Pride is manifested primarily through comparison and competition. Man, even alone, likes to make his boast before God. But when you put that same fallen man in the midst of other fallen men, the great race to glory is set underway. C.S. Lewis made this assessment years ago, “We say that people are proud of being rich, or clever, or good-looking, but they are not. They are proud of being richer, or cleverer, or better-looking than others. Nearly all those evils which people put down to greed or selfishness are really far more the result of pride.”

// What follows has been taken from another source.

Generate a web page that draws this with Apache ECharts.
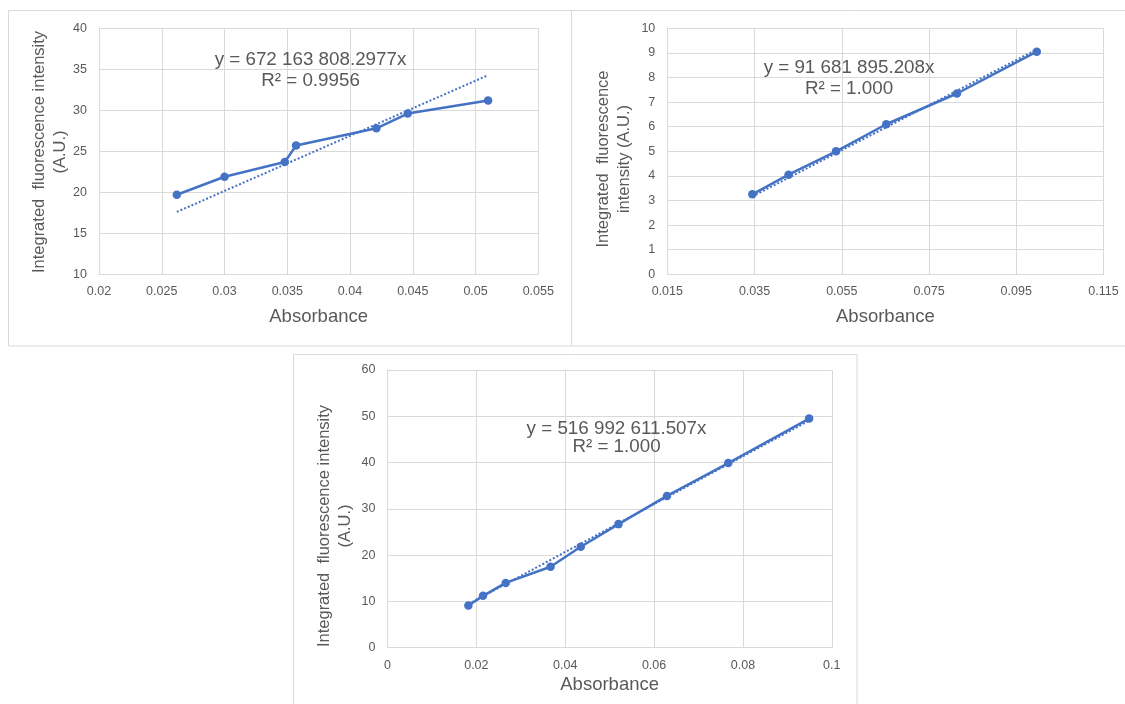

Consider the fall of Satan; he was not cast out of heaven alone. He amassed a following, a pledged-allegiance of wicked angels who were compelled by his pervasive, wicked, prideful heart. He was not content to sit upon the throne of God, he longed for adoration.

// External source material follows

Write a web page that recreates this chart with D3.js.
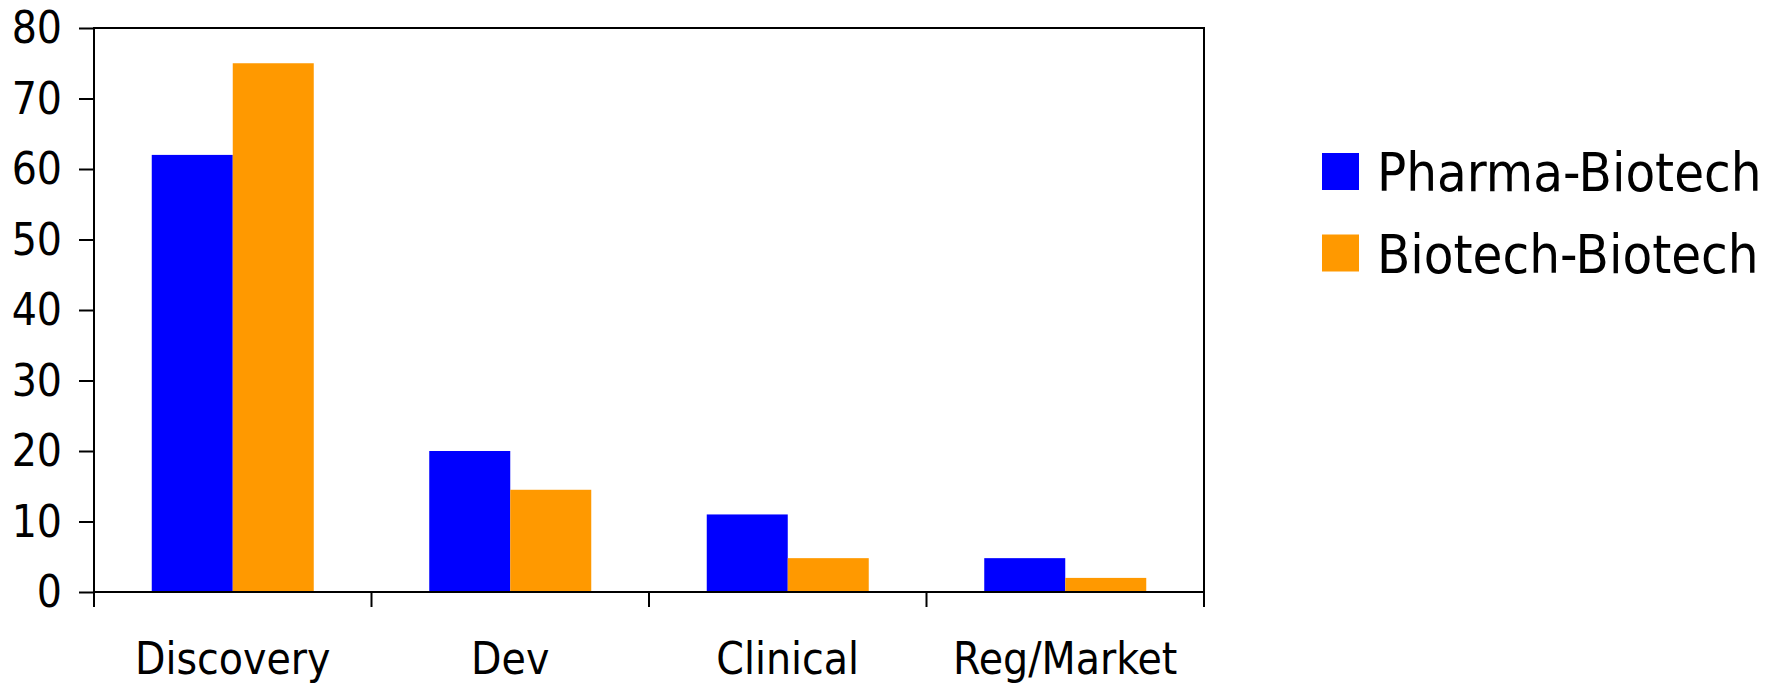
<!DOCTYPE html>
<html>
<head>
<meta charset="utf-8">
<script src="https://cdnjs.cloudflare.com/ajax/libs/d3/7.8.5/d3.min.js"></script>
<style>
  body { margin: 0; background: #fff; }
  text { font-family: "DejaVu Sans Condensed", "DejaVu Sans", sans-serif; fill: #000; }
</style>
</head>
<body>
<div id="chart"></div>
<script>
// data
const categories = ["Discovery", "Dev", "Clinical", "Reg/Market"];
const series = ["Pharma-Biotech", "Biotech-Biotech"];
const pharmaBiotech = [62, 20, 11, 4.8];
const biotechBiotech = [75, 14.5, 4.8, 2];
const yTicks = [0, 10, 20, 30, 40, 50, 60, 70, 80];
const colors = ["#0000ff", "#ff9900"];

const W = 1774, H = 685;
const plot = {left: 94, right: 1204, top: 28, bottom: 592};

const svg = d3.select("#chart").append("svg")
    .attr("width", W)
    .attr("height", H);

const x = d3.scaleBand()
    .domain(categories)
    .range([plot.left, plot.right])
    .padding(0);

const x1 = d3.scaleBand()
    .domain(series)
    .range([0, x.bandwidth()])
    .paddingInner(0)
    .paddingOuter(0.713);

const y = d3.scaleLinear()
    .domain([0, 80])
    .range([plot.bottom, plot.top]);

const color = d3.scaleOrdinal().domain(series).range(colors);

const rows = categories.map((c, i) => ({cat: c, values: [pharmaBiotech[i], biotechBiotech[i]]}));

// bars
svg.append("g")
  .selectAll("g")
  .data(rows)
  .enter().append("g")
    .attr("transform", d => "translate(" + x(d.cat) + ",0)")
  .selectAll("rect")
  .data(d => d.values.map((v, j) => ({key: series[j], value: v})))
  .enter().append("rect")
    .attr("x", d => x1(d.key))
    .attr("y", d => y(d.value))
    .attr("width", x1.bandwidth())
    .attr("height", d => y(0) - y(d.value))
    .attr("fill", d => color(d.key));

// frame around plot
svg.append("rect")
    .attr("x", plot.left)
    .attr("y", plot.top)
    .attr("width", plot.right - plot.left)
    .attr("height", plot.bottom - plot.top)
    .attr("fill", "none")
    .attr("stroke", "#000")
    .attr("stroke-width", 2);

// y axis
const yAxis = svg.append("g")
    .attr("transform", "translate(" + plot.left + ",0)")
    .call(d3.axisLeft(y).tickValues(yTicks).tickSize(15).tickPadding(17).tickFormat(d3.format("d")));
yAxis.select(".domain").remove();
yAxis.selectAll("line").attr("stroke", "#000").attr("stroke-width", 2);
yAxis.selectAll("text")
    .style("font-size", "44px")
    .attr("font-family", null)
    .attr("dy", "0.34em");

// x axis: ticks between categories
const bounds = categories.map(c => x(c)).concat([x.range()[1]]);
svg.append("g")
  .selectAll("line")
  .data(bounds)
  .enter().append("line")
    .attr("x1", d => d).attr("x2", d => d)
    .attr("y1", plot.bottom).attr("y2", plot.bottom + 15)
    .attr("stroke", "#000")
    .attr("stroke-width", 2);

svg.append("g")
  .selectAll("text")
  .data(categories)
  .enter().append("text")
    .attr("x", d => x(d) + x.bandwidth() / 2)
    .attr("y", 674)
    .attr("text-anchor", "middle")
    .style("font-size", "44px")
    .text(d => d);

// legend
const legend = svg.append("g")
    .attr("transform", "translate(1322,153)");
const item = legend.selectAll("g")
    .data(series)
    .enter().append("g")
    .attr("transform", (d, i) => "translate(0," + (i * 81.5) + ")");
item.append("rect")
    .attr("width", 37)
    .attr("height", 37)
    .attr("fill", d => color(d));
item.append("text")
    .attr("x", 55)
    .attr("y", 38)
    .style("font-size", "54px")
    .text(d => d);
</script>
</body>
</html>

At the core of every prideful act is the need to be praised. Therefore, we place ourselves in competitive scenarios so that when we win, we win with the hopes of receiving glory. Pride is not content with having something; its contentment is based upon having more than the next fellow. Tom Marshall writes, “The giveaway of pride is the effect it has on our view of other people and on our attitudes toward them. The attitude of pride is that if I am to be better, then the others have to be worse; if I am to be valuable, then the others have to be worthless; if I am to be superior, then the others have to be inferior.” Marshall’s words cut like a knife against the cancerous growth of pride.